Three years later, in December 2023, following an attack on army vehicles in Poonch district’s Topa Pir village, Inian forces detained many locals for interrogation. Subsequent videos surfaced showing officers beating civilians and applying chilli powder to their wounds. Three Gujjar men — Mohammad Showkat (22), Safeer Hussain (45), and Shabir Ahmad (32) — died in custody, with their bodies displaying signs of severe torture.
Then, starting in December 2024, 17 people from the community died under mysterious circumstances in a little over a month.
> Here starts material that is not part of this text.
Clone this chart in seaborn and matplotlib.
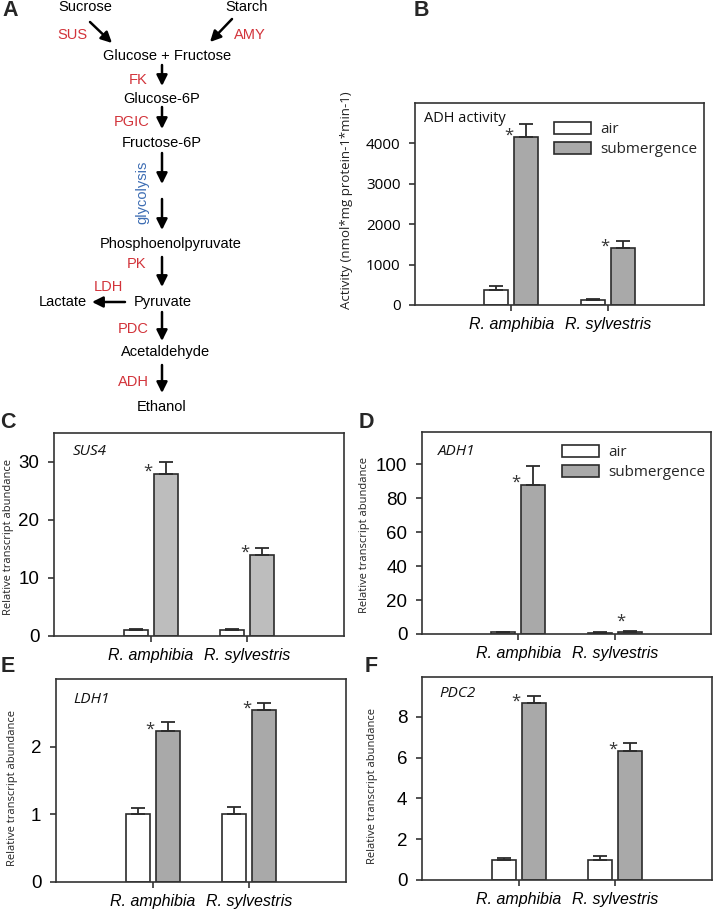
import matplotlib
matplotlib.use("Agg")
import matplotlib.pyplot as plt
import seaborn as sns
import pandas as pd
from matplotlib.patches import Rectangle

# ---------------- data ----------------
species = ["R. amphibia", "R. sylvestris"]
conditions = ["air", "submergence"]

# B: ADH enzyme activity (nmol*mg protein-1*min-1)
adh_act_air = [370, 125]
adh_act_air_err = [105, 25]
adh_act_sub = [4150, 1400]
adh_act_sub_err = [330, 195]

# C: SUS4
sus4_air = [1.0, 1.0]
sus4_air_err = [0.15, 0.15]
sus4_sub = [28.0, 14.0]
sus4_sub_err = [2.0, 1.2]

# D: ADH1
adh1_air = [1.0, 0.8]
adh1_air_err = [0.2, 0.2]
adh1_sub = [88.0, 1.3]
adh1_sub_err = [11.0, 0.3]

# E: LDH1
ldh1_air = [1.0, 1.0]
ldh1_air_err = [0.10, 0.11]
ldh1_sub = [2.23, 2.54]
ldh1_sub_err = [0.13, 0.11]

# F: PDC2
pdc2_air = [1.0, 1.0]
pdc2_air_err = [0.09, 0.19]
pdc2_sub = [8.66, 6.32]
pdc2_sub_err = [0.37, 0.41]

# ---------------- setup ----------------
sns.set_theme(style="ticks")
plt.rcParams["font.family"] = ["Liberation Sans", "DejaVu Sans"]

W, H = 714, 910
fig = plt.figure(figsize=(W / 100, H / 100), dpi=100)

EDGE = "#2b2b2b"
RED = "#d2333a"
BLUE = "#3d6db3"


def px_axes(l, t, r, b):
    return fig.add_axes([l / W, 1 - b / H, (r - l) / W, (b - t) / H])


# ---------------- Panel A: pathway diagram ----------------
ax0 = fig.add_axes([0, 0, 1, 1])
ax0.set_xlim(0, W)
ax0.set_ylim(H, 0)
ax0.axis("off")

fs = 10.5
metabolites = [
    ("Sucrose", 85, 7), ("Starch", 247, 7), ("Glucose + Fructose", 167, 56),
    ("Glucose-6P", 162, 99), ("Fructose-6P", 162, 143),
    ("Phosphoenolpyruvate", 171, 244), ("Pyruvate", 163, 302),
    ("Lactate", 63, 302), ("Acetaldehyde", 166, 352), ("Ethanol", 162, 407),
]
for name, x, y in metabolites:
    ax0.text(x, y, name, fontsize=fs, ha="center", va="center", color="black")

enzymes = [
    ("SUS", 72, 35), ("AMY", 250, 35), ("FK", 138, 80), ("PGIC", 132, 122),
    ("PK", 136, 264), ("LDH", 108, 287), ("PDC", 133, 329), ("ADH", 133, 382),
]
for name, x, y in enzymes:
    ax0.text(x, y, name, fontsize=fs, ha="center", va="center", color=RED)

ax0.text(142, 192, "glycolysis", fontsize=fs, ha="center", va="center",
         color=BLUE, rotation=90)

arrows = [
    ((90, 22), (112, 43)), ((232, 19), (210, 42)),
    ((162, 65), (162, 86)), ((162, 107), (162, 129)),
    ((162, 153), (162, 184)), ((162, 199), (162, 230)),
    ((162, 257), (162, 287)), ((125, 302), (92, 302)),
    ((162, 312), (162, 341)), ((162, 365), (162, 393)),
]
for (x0, y0), (x1, y1) in arrows:
    ax0.annotate("", xy=(x1, y1), xytext=(x0, y0),
                 arrowprops=dict(arrowstyle="-|>", lw=1.8, color="black",
                                 mutation_scale=16, shrinkA=0, shrinkB=0))

for letter, x, y in [("A", 10, 11), ("B", 421, 10), ("C", 8, 423),
                     ("D", 366, 423), ("E", 8, 667), ("F", 371, 667)]:
    ax0.text(x, y, letter, fontsize=15.5, fontweight="bold", ha="center",
             va="center")


# ---------------- bar panels ----------------
def bar_panel(ax, air, air_err, sub, sub_err, ylim, yticks, sub_color,
              gene, gene_xy, ylabel, ylabel_xy, tick_font, tick_fs,
              label_style="italic", legend_xy=None, star_offsets=None):
    df = pd.DataFrame({
        "species": species * 2,
        "condition": ["air"] * 2 + ["submergence"] * 2,
        "value": air + sub,
    })
    sns.barplot(data=df, x="species", y="value", hue="condition",
                order=species, hue_order=conditions,
                palette={"air": "white", "submergence": sub_color},
                saturation=1, width=0.62, gap=0.2, edgecolor=EDGE,
                linewidth=1.2, errorbar=None, legend=False, ax=ax)
    errs = {("air", 0): air_err[0], ("air", 1): air_err[1],
            ("submergence", 0): sub_err[0], ("submergence", 1): sub_err[1]}
    for p in ax.patches:
        xc = p.get_x() + p.get_width() / 2
        g = int(round(xc))
        cond = "air" if xc < g else "submergence"
        h = p.get_height()
        ax.errorbar(xc, h, yerr=[[0], [errs[(cond, g)]]], fmt="none",
                    ecolor=EDGE, elinewidth=1.3, capsize=5, capthick=1.3,
                    zorder=3)
        if cond == "submergence":
            off = (-4.3, 1.2)
            if star_offsets and g in star_offsets:
                off = star_offsets[g]
            ax.annotate("*", xy=(p.get_x(), h), xytext=off,
                        textcoords="offset points", ha="center", va="center",
                        fontsize=12, color="#333333", family="Open Sans")
    ax.set_xlim(-1, 2)
    ax.set_ylim(*ylim)
    ax.set_yticks(yticks)
    ax.set_xlabel("")
    for s in ax.spines.values():
        s.set_visible(True)
        s.set_color("#333333")
        s.set_linewidth(1.2)
    ax.tick_params(axis="both", direction="out", length=4.5, width=1.2,
                   color="#333333", top=False, right=False)
    ax.tick_params(axis="y", pad=6)
    ax.tick_params(axis="x", pad=4)
    for t in ax.get_yticklabels():
        t.set_fontfamily(tick_font)
        t.set_fontsize(tick_fs)
        t.set_color("black")
    for t in ax.get_xticklabels():
        t.set_fontstyle("italic")
        t.set_fontsize(11.5)
        t.set_color("black")
    ax.set_ylabel(ylabel, family="Open Sans",
                  fontsize=9.5 if gene is None else 8, color="#222222")
    ax.yaxis.set_label_coords(*ylabel_xy)
    ax.text(gene_xy[0], gene_xy[1], gene if gene else "ADH activity",
            transform=ax.transAxes, ha="left", va="center",
            fontsize=11 if gene else 10.5,
            family="Open Sans", style=label_style if gene else "normal",
            color="#111111")
    if legend_xy is not None:
        handles = [Rectangle((0, 0), 1, 1, facecolor="white", edgecolor=EDGE,
                             lw=1.2),
                   Rectangle((0, 0), 1, 1, facecolor=sub_color,
                             edgecolor=EDGE, lw=1.2)]
        ax.legend(handles, conditions, loc="upper left",
                  bbox_to_anchor=legend_xy, frameon=False,
                  borderpad=0, borderaxespad=0, handlelength=2.45,
                  handleheight=0.8, handletextpad=0.6,
                  labelspacing=0.3, prop={"family": "Open Sans", "size": 11})


GRAY = "#a9a9a9"
LIGHT = "#bdbdbd"
REL = "Relative transcript abundance"

axB = px_axes(415, 103, 704, 305)
bar_panel(axB, adh_act_air, adh_act_air_err, adh_act_sub, adh_act_sub_err,
          (0, 5000), [0, 1000, 2000, 3000, 4000], GRAY, None, (0.03, 0.925),
          "Activity (nmol*mg protein-1*min-1)", (-0.215, 0.52),
          "Open Sans", 11, legend_xy=(0.481, 0.905))

axC = px_axes(54, 433, 344, 636)
bar_panel(axC, sus4_air, sus4_air_err, sus4_sub, sus4_sub_err,
          (0, 35), [0, 10, 20, 30], LIGHT, "SUS4", (0.066, 0.909),
          REL, (-0.138, 0.49), "Liberation Sans", 13.5)

axD = px_axes(422, 432, 711, 634)
bar_panel(axD, adh1_air, adh1_air_err, adh1_sub, adh1_sub_err,
          (0, 119), [0, 20, 40, 60, 80, 100], GRAY, "ADH1", (0.055, 0.904),
          REL, (-0.18, 0.49), "Liberation Sans", 13.5,
          legend_xy=(0.483, 0.935), star_offsets={1: (2.0, 7.0)})

axE = px_axes(56, 679, 346, 882)
bar_panel(axE, ldh1_air, ldh1_air_err, ldh1_sub, ldh1_sub_err,
          (0, 3.0), [0, 1, 2], GRAY, "LDH1", (0.059, 0.898),
          REL, (-0.131, 0.465), "Liberation Sans", 13.5)

axF = px_axes(422, 677, 712, 880)
bar_panel(axF, pdc2_air, pdc2_air_err, pdc2_sub, pdc2_sub_err,
          (0, 9.95), [0, 2, 4, 6, 8], GRAY, "PDC2", (0.059, 0.921),
          REL, (-0.152, 0.465), "Liberation Sans", 13.5)

fig.savefig("out.png", dpi=100)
The victims, including 13 minors, exhibited symptoms such as fever, vomiting, and abdominal pain before their deaths. Investigations ruled out viral or bacterial infections, with preliminary findings suggesting neurotoxins as the likely cause. Despite extensive testing, the exact toxin and its source remain unidentified, leaving the community in fear and seeking answers.
In February 2025, a 25-year-old Gujjar man, Makhan Din, recorded a video explaining why he was about to kill himself — detailing alleged torture at the hands of security forces.
Din, who died by suicide, was questioned over suspicious Pakistani contacts — and was not tortured — the police claimed.
That is not a story many Kashmiri Gujjars believe.
“Our people disappear, and we are told to stay quiet,” said Abid Awan, an 18-year-old neighbour of Sadiq in Kulgam.
“We live in fear, knowing that our voices are ignored, and our suffering is dismissed. It feels like we don’t exist to those in power.”